In the proposed MSF-GCN model, there are three core components: cosine similarity matrix fusion, heat kernel similarity matrix fusion and gated-fusion. To evaluate the contribution of three core components, we conduct experiments on different configuration of the MSF-GCN model as follows:

  • MSF-GCN-CS is our proposed MSF-GCN model which is only aggregated with the cosine similarity matrix.

  • MSF-GCN-HKS is our proposed MSF-GCN model which is only aggregated with the heat kernel similarity matrix.

  • MSF-GCN-GF is our proposed MSF-GCN model which removes the gated-fusion component and concatenates different feature representations between \(P_1\) and \(P_2\).

  • MSF-GCN-TS is our proposed MSF-GCN model which is aggregated with three matrices (cosine similarity, heat kernel and Pearson correlation coefficient).

Table 3 Impact of three core components

Table 3 depicts the impact of different components. Note that we kept all other parameters fixed with the parameters setting in Sect. 4.1.3. We highlight the best results of all models in boldface. From the results in Table 3, we have four major observations as follows. First, without the multiple-similarity attributed graph construction, the performance of MSF-GCN decreases on four datasets. It demonstrates the effectiveness of the multiple-similarity attributed graph construction. It should be noted that node attributed similarity matrices play an important roles for node classification. Second, the different similarity matrices play a different role for different datasets. For example, cosine similarity matrix is more conducive to the application of bag-of-words attributes, while heat-kernel similarity matrix is good at the TF-IDF attributes. It validates the effectiveness of the proposed MSF-GCN architecture. Third, MSF-GCN with gated-fusion would bring more performance improvements the MSF-GCN without gated-fusion, which indicates that gated-fusion might be an important component. Forth,since different node attributed similarity matrices play different roles for node classification, the effect of aggregating more and more attributed similarity matrices shows a downward trend. This is determined by the upper limit of GCN or deep learning-based algorithms.

5 Conclusion

In this paper, we propose a novel graph convolutional network with multisimilarity attribute matrices fusion (i.e., MSF-GCN) for node classification.

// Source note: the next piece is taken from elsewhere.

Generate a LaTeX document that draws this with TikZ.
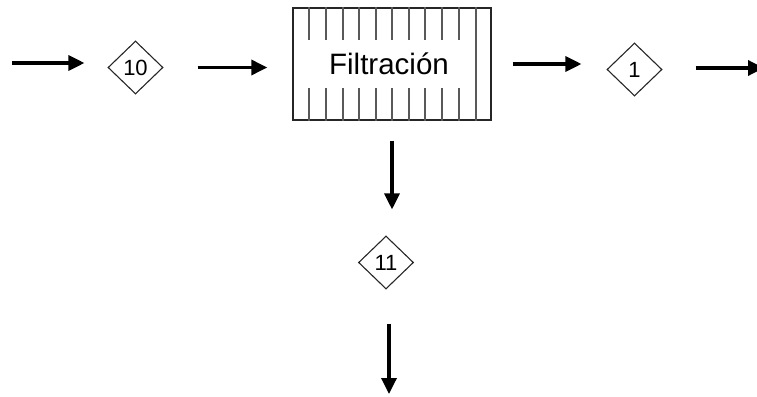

MSF-GCN is a deep and multiple component fusion framework that consists of three components: graph attention, multi-similarity attributed graph construction, fusion components. In particular, the framework constructs two k-nearest-neighbor (kNN) graphs based on node features X with two similarity measures. In addition, we apply the self-attention network to balance the disparity between the graph structure and node features for each similarity matrix. Our proposed approach outperforms the other state-of-the-art methods with different label rates. However, how to obtain the semantic information with semantic-paths and heterogeneous information [14] is still a challenge in node classification domain. Meanwhile, lack of explanation and suffering from high time complexity are common problems of the classification model. For future work, we intend to develop an explainable and scalable node classification model in social network applications.